◆ Source data
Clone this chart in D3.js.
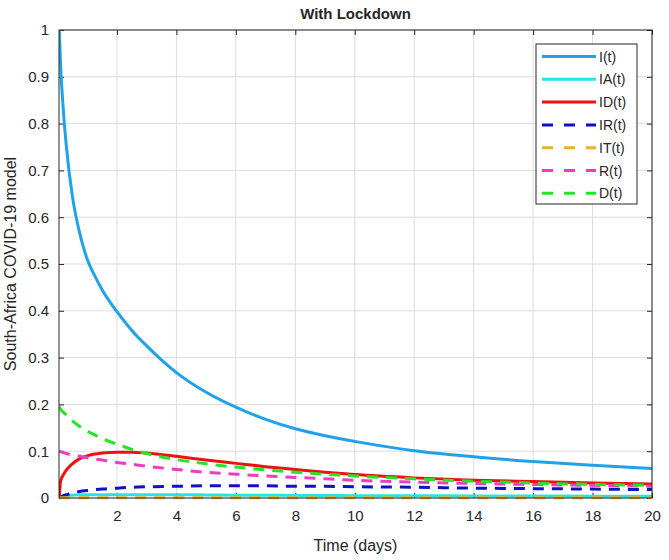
<!DOCTYPE html>
<html>
<head>
<meta charset="utf-8">
<script src="https://cdn.jsdelivr.net/npm/d3@7"></script>
<style>
  html, body { margin: 0; padding: 0; background: #fff; }
  svg { display: block; }
  text { font-family: "Liberation Sans", Arial, sans-serif; fill: #262626; }
</style>
</head>
<body>
<svg id="chart" width="669" height="560"></svg>
<script>
// ---- data ----
const title = "With Lockdown";
const xLabel = "Time (days)";
const yLabel = "South-Africa COVID-19 model";
const xTicks = [2, 4, 6, 8, 10, 12, 14, 16, 18, 20];
const yTicks = [0, 0.1, 0.2, 0.3, 0.4, 0.5, 0.6, 0.7, 0.8, 0.9, 1];
const xDomain = [0.05, 20];
const yDomain = [0, 1];

const t     = [0.06, 0.1, 0.2, 0.3, 0.5, 0.75, 1, 1.25, 1.5, 2, 2.5, 3, 4, 5, 6, 7, 8, 9, 10, 12, 14, 16, 18, 20];
const I_t   = [1.0, 0.93, 0.825, 0.75, 0.645, 0.565, 0.51, 0.475, 0.445, 0.398, 0.358, 0.325, 0.268, 0.226, 0.194, 0.168, 0.148, 0.133, 0.121, 0.101, 0.088, 0.078, 0.07, 0.063];
const IA_t  = [0, 0.002, 0.004, 0.005, 0.006, 0.007, 0.007, 0.007, 0.007, 0.007, 0.007, 0.007, 0.007, 0.0065, 0.006, 0.006, 0.0055, 0.0055, 0.005, 0.005, 0.0045, 0.0045, 0.004, 0.004];
const ID_t  = [0, 0.035, 0.05, 0.06, 0.073, 0.084, 0.09, 0.094, 0.096, 0.098, 0.098, 0.096, 0.089, 0.081, 0.074, 0.067, 0.061, 0.055, 0.05, 0.043, 0.038, 0.035, 0.032, 0.03];
const IR_t  = [0, 0.002, 0.005, 0.007, 0.011, 0.014, 0.016, 0.018, 0.019, 0.021, 0.023, 0.024, 0.025, 0.026, 0.026, 0.026, 0.025, 0.025, 0.024, 0.023, 0.021, 0.02, 0.019, 0.018];
const IT_t  = [0, 0.0003, 0.0005, 0.0006, 0.0007, 0.0008, 0.0008, 0.0008, 0.0008, 0.0008, 0.0008, 0.0008, 0.0008, 0.0007, 0.0007, 0.0007, 0.0006, 0.0006, 0.0006, 0.0005, 0.0005, 0.0005, 0.0004, 0.0004];
const R_t   = [0.1, 0.099, 0.097, 0.095, 0.092, 0.089, 0.086, 0.0835, 0.081, 0.076, 0.072, 0.068, 0.061, 0.055, 0.051, 0.047, 0.044, 0.041, 0.038, 0.034, 0.031, 0.029, 0.027, 0.025];
const D_t   = [0.195, 0.19, 0.183, 0.177, 0.165, 0.153, 0.143, 0.135, 0.127, 0.115, 0.104, 0.095, 0.082, 0.073, 0.066, 0.06, 0.055, 0.051, 0.047, 0.041, 0.036, 0.032, 0.029, 0.027];

const seriesNames  = ["I(t)", "IA(t)", "ID(t)", "IR(t)", "IT(t)", "R(t)", "D(t)"];
const seriesValues = [I_t, IA_t, ID_t, IR_t, IT_t, R_t, D_t];
const seriesColors = ["#1fa2ea", "#22e6e6", "#ee1111", "#1010c8", "#edb120", "#ec3cc4", "#22e622"];
const seriesDashed = [false, false, false, true, true, true, true];

// ---- layout ----
const svg = d3.select("#chart");
const L = 59, R = 652, T = 30, B = 498;
const x = d3.scaleLinear().domain(xDomain).range([L, R]);
const y = d3.scaleLinear().domain(yDomain).range([B, T]);

svg.append("rect").attr("x", 0).attr("y", 0).attr("width", 669).attr("height", 560).attr("fill", "#fff");

// grid
const grid = svg.append("g");
grid.selectAll(".gx").data(xTicks).enter().append("line")
  .attr("x1", d => x(d)).attr("x2", d => x(d)).attr("y1", T).attr("y2", B)
  .attr("stroke", "#dcdcdc").attr("stroke-width", 1);
grid.selectAll(".gy").data(yTicks).enter().append("line")
  .attr("x1", L).attr("x2", R).attr("y1", d => y(d)).attr("y2", d => y(d))
  .attr("stroke", "#dcdcdc").attr("stroke-width", 1);

// axes
const axisColor = "#262626";
function styleAxis(g) {
  g.select(".domain").remove();
  g.selectAll(".tick line").attr("stroke", axisColor);
  g.selectAll(".tick text").attr("fill", axisColor).style("font-size", "15px")
    .style("font-family", "'Liberation Sans', Arial, sans-serif");
}
svg.append("g").attr("transform", `translate(0,${B})`)
  .call(d3.axisBottom(x).tickValues(xTicks).tickSize(-5).tickPadding(12).tickFormat(d3.format("d")))
  .call(styleAxis);
svg.append("g").attr("transform", `translate(0,${T})`)
  .call(d3.axisTop(x).tickValues(xTicks).tickSize(-5).tickFormat(""))
  .call(styleAxis);
svg.append("g").attr("transform", `translate(${L},0)`)
  .call(d3.axisLeft(y).tickValues(yTicks).tickSize(-5).tickPadding(10).tickFormat(d => d === 0 || d === 1 ? String(d) : d3.format(".1f")(d)))
  .call(styleAxis);
svg.append("g").attr("transform", `translate(${R},0)`)
  .call(d3.axisRight(y).tickValues(yTicks).tickSize(-5).tickFormat(""))
  .call(styleAxis);

// clip
svg.append("clipPath").attr("id", "clip").append("rect")
  .attr("x", L).attr("y", T - 2).attr("width", R - L).attr("height", B - T + 4);

const line = d3.line().x(d => x(d[0])).y(d => y(d[1])).curve(d3.curveMonotoneX);
const plot = svg.append("g").attr("clip-path", "url(#clip)");
seriesValues.forEach((vals, i) => {
  plot.append("path")
    .datum(t.map((tt, k) => [tt, vals[k]]))
    .attr("d", line)
    .attr("fill", "none")
    .attr("stroke", seriesColors[i])
    .attr("stroke-width", 3)
    .attr("stroke-dasharray", seriesDashed[i] ? "11,8" : null);
});

// box
svg.append("rect").attr("x", L).attr("y", T).attr("width", R - L).attr("height", B - T)
  .attr("fill", "none").attr("stroke", axisColor).attr("stroke-width", 1);

// title and labels
svg.append("text").attr("x", (L + R) / 2).attr("y", 19).attr("text-anchor", "middle")
  .style("font-size", "15px").style("font-weight", "bold").text(title);
svg.append("text").attr("x", (L + R) / 2).attr("y", 551).attr("text-anchor", "middle")
  .style("font-size", "16px").text(xLabel);
svg.append("text").attr("transform", `translate(16,${(T + B) / 2}) rotate(-90)`)
  .attr("text-anchor", "middle").style("font-size", "16px").text(yLabel);

// legend
const lg = svg.append("g");
const lx = 536, ly = 44, lw = 101, lh = 160, rowH = 22.8;
lg.append("rect").attr("x", lx).attr("y", ly).attr("width", lw).attr("height", lh)
  .attr("fill", "#fff").attr("stroke", axisColor).attr("stroke-width", 1);
seriesNames.forEach((name, i) => {
  const yy = ly + 12.5 + i * rowH;
  lg.append("line").attr("x1", lx + 6).attr("x2", lx + 60).attr("y1", yy).attr("y2", yy)
    .attr("stroke", seriesColors[i]).attr("stroke-width", 3)
    .attr("stroke-dasharray", seriesDashed[i] ? "11,11" : null);
  lg.append("text").attr("x", lx + 63).attr("y", yy + 5).style("font-size", "14px").text(name);
});
</script>
</body>
</html>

◆ What is asked
Write out each line of the data exactly; the images should be left out.

◆ Final result
Clone this chart in D3.js.
<!DOCTYPE html>
<html>
<head>
<meta charset="utf-8">
<script src="https://cdn.jsdelivr.net/npm/d3@7"></script>
<style>
  html, body { margin: 0; padding: 0; background: #fff; }
  svg { display: block; }
  text { font-family: "Liberation Sans", Arial, sans-serif; fill: #262626; }
</style>
</head>
<body>
<svg id="chart" width="669" height="560"></svg>
<script>
// ---- data ----
const title = "With Lockdown";
const xLabel = "Time (days)";
const yLabel = "South-Africa COVID-19 model";
const xTicks = [2, 4, 6, 8, 10, 12, 14, 16, 18, 20];
const yTicks = [0, 0.1, 0.2, 0.3, 0.4, 0.5, 0.6, 0.7, 0.8, 0.9, 1];
const xDomain = [0.05, 20];
const yDomain = [0, 1];

const t     = [0.06, 0.1, 0.2, 0.3, 0.5, 0.75, 1, 1.25, 1.5, 2, 2.5, 3, 4, 5, 6, 7, 8, 9, 10, 12, 14, 16, 18, 20];
const I_t   = [1.0, 0.93, 0.825, 0.75, 0.645, 0.565, 0.51, 0.475, 0.445, 0.398, 0.358, 0.325, 0.268, 0.226, 0.194, 0.168, 0.148, 0.133, 0.121, 0.101, 0.088, 0.078, 0.07, 0.063];
const IA_t  = [0, 0.002, 0.004, 0.005, 0.006, 0.007, 0.007, 0.007, 0.007, 0.007, 0.007, 0.007, 0.007, 0.0065, 0.006, 0.006, 0.0055, 0.0055, 0.005, 0.005, 0.0045, 0.0045, 0.004, 0.004];
const ID_t  = [0, 0.035, 0.05, 0.06, 0.073, 0.084, 0.09, 0.094, 0.096, 0.098, 0.098, 0.096, 0.089, 0.081, 0.074, 0.067, 0.061, 0.055, 0.05, 0.043, 0.038, 0.035, 0.032, 0.03];
const IR_t  = [0, 0.002, 0.005, 0.007, 0.011, 0.014, 0.016, 0.018, 0.019, 0.021, 0.023, 0.024, 0.025, 0.026, 0.026, 0.026, 0.025, 0.025, 0.024, 0.023, 0.021, 0.02, 0.019, 0.018];
const IT_t  = [0, 0.0003, 0.0005, 0.0006, 0.0007, 0.0008, 0.0008, 0.0008, 0.0008, 0.0008, 0.0008, 0.0008, 0.0008, 0.0007, 0.0007, 0.0007, 0.0006, 0.0006, 0.0006, 0.0005, 0.0005, 0.0005, 0.0004, 0.0004];
const R_t   = [0.1, 0.099, 0.097, 0.095, 0.092, 0.089, 0.086, 0.0835, 0.081, 0.076, 0.072, 0.068, 0.061, 0.055, 0.051, 0.047, 0.044, 0.041, 0.038, 0.034, 0.031, 0.029, 0.027, 0.025];
const D_t   = [0.195, 0.19, 0.183, 0.177, 0.165, 0.153, 0.143, 0.135, 0.127, 0.115, 0.104, 0.095, 0.082, 0.073, 0.066, 0.06, 0.055, 0.051, 0.047, 0.041, 0.036, 0.032, 0.029, 0.027];

const seriesNames  = ["I(t)", "IA(t)", "ID(t)", "IR(t)", "IT(t)", "R(t)", "D(t)"];
const seriesValues = [I_t, IA_t, ID_t, IR_t, IT_t, R_t, D_t];
const seriesColors = ["#1fa2ea", "#22e6e6", "#ee1111", "#1010c8", "#edb120", "#ec3cc4", "#22e622"];
const seriesDashed = [false, false, false, true, true, true, true];

// ---- layout ----
const svg = d3.select("#chart");
const L = 59, R = 652, T = 30, B = 498;
const x = d3.scaleLinear().domain(xDomain).range([L, R]);
const y = d3.scaleLinear().domain(yDomain).range([B, T]);

svg.append("rect").attr("x", 0).attr("y", 0).attr("width", 669).attr("height", 560).attr("fill", "#fff");

// grid
const grid = svg.append("g");
grid.selectAll(".gx").data(xTicks).enter().append("line")
  .attr("x1", d => x(d)).attr("x2", d => x(d)).attr("y1", T).attr("y2", B)
  .attr("stroke", "#dcdcdc").attr("stroke-width", 1);
grid.selectAll(".gy").data(yTicks).enter().append("line")
  .attr("x1", L).attr("x2", R).attr("y1", d => y(d)).attr("y2", d => y(d))
  .attr("stroke", "#dcdcdc").attr("stroke-width", 1);

// axes
const axisColor = "#262626";
function styleAxis(g) {
  g.select(".domain").remove();
  g.selectAll(".tick line").attr("stroke", axisColor);
  g.selectAll(".tick text").attr("fill", axisColor).style("font-size", "15px")
    .style("font-family", "'Liberation Sans', Arial, sans-serif");
}
svg.append("g").attr("transform", `translate(0,${B})`)
  .call(d3.axisBottom(x).tickValues(xTicks).tickSize(-5).tickPadding(12).tickFormat(d3.format("d")))
  .call(styleAxis);
svg.append("g").attr("transform", `translate(0,${T})`)
  .call(d3.axisTop(x).tickValues(xTicks).tickSize(-5).tickFormat(""))
  .call(styleAxis);
svg.append("g").attr("transform", `translate(${L},0)`)
  .call(d3.axisLeft(y).tickValues(yTicks).tickSize(-5).tickPadding(10).tickFormat(d => d === 0 || d === 1 ? String(d) : d3.format(".1f")(d)))
  .call(styleAxis);
svg.append("g").attr("transform", `translate(${R},0)`)
  .call(d3.axisRight(y).tickValues(yTicks).tickSize(-5).tickFormat(""))
  .call(styleAxis);

// clip
svg.append("clipPath").attr("id", "clip").append("rect")
  .attr("x", L).attr("y", T - 2).attr("width", R - L).attr("height", B - T + 4);

const line = d3.line().x(d => x(d[0])).y(d => y(d[1])).curve(d3.curveMonotoneX);
const plot = svg.append("g").attr("clip-path", "url(#clip)");
seriesValues.forEach((vals, i) => {
  plot.append("path")
    .datum(t.map((tt, k) => [tt, vals[k]]))
    .attr("d", line)
    .attr("fill", "none")
    .attr("stroke", seriesColors[i])
    .attr("stroke-width", 3)
    .attr("stroke-dasharray", seriesDashed[i] ? "11,8" : null);
});

// box
svg.append("rect").attr("x", L).attr("y", T).attr("width", R - L).attr("height", B - T)
  .attr("fill", "none").attr("stroke", axisColor).attr("stroke-width", 1);

// title and labels
svg.append("text").attr("x", (L + R) / 2).attr("y", 19).attr("text-anchor", "middle")
  .style("font-size", "15px").style("font-weight", "bold").text(title);
svg.append("text").attr("x", (L + R) / 2).attr("y", 551).attr("text-anchor", "middle")
  .style("font-size", "16px").text(xLabel);
svg.append("text").attr("transform", `translate(16,${(T + B) / 2}) rotate(-90)`)
  .attr("text-anchor", "middle").style("font-size", "16px").text(yLabel);

// legend
const lg = svg.append("g");
const lx = 536, ly = 44, lw = 101, lh = 160, rowH = 22.8;
lg.append("rect").attr("x", lx).attr("y", ly).attr("width", lw).attr("height", lh)
  .attr("fill", "#fff").attr("stroke", axisColor).attr("stroke-width", 1);
seriesNames.forEach((name, i) => {
  const yy = ly + 12.5 + i * rowH;
  lg.append("line").attr("x1", lx + 6).attr("x2", lx + 60).attr("y1", yy).attr("y2", yy)
    .attr("stroke", seriesColors[i]).attr("stroke-width", 3)
    .attr("stroke-dasharray", seriesDashed[i] ? "11,11" : null);
  lg.append("text").attr("x", lx + 63).attr("y", yy + 5).style("font-size", "14px").text(name);
});
</script>
</body>
</html>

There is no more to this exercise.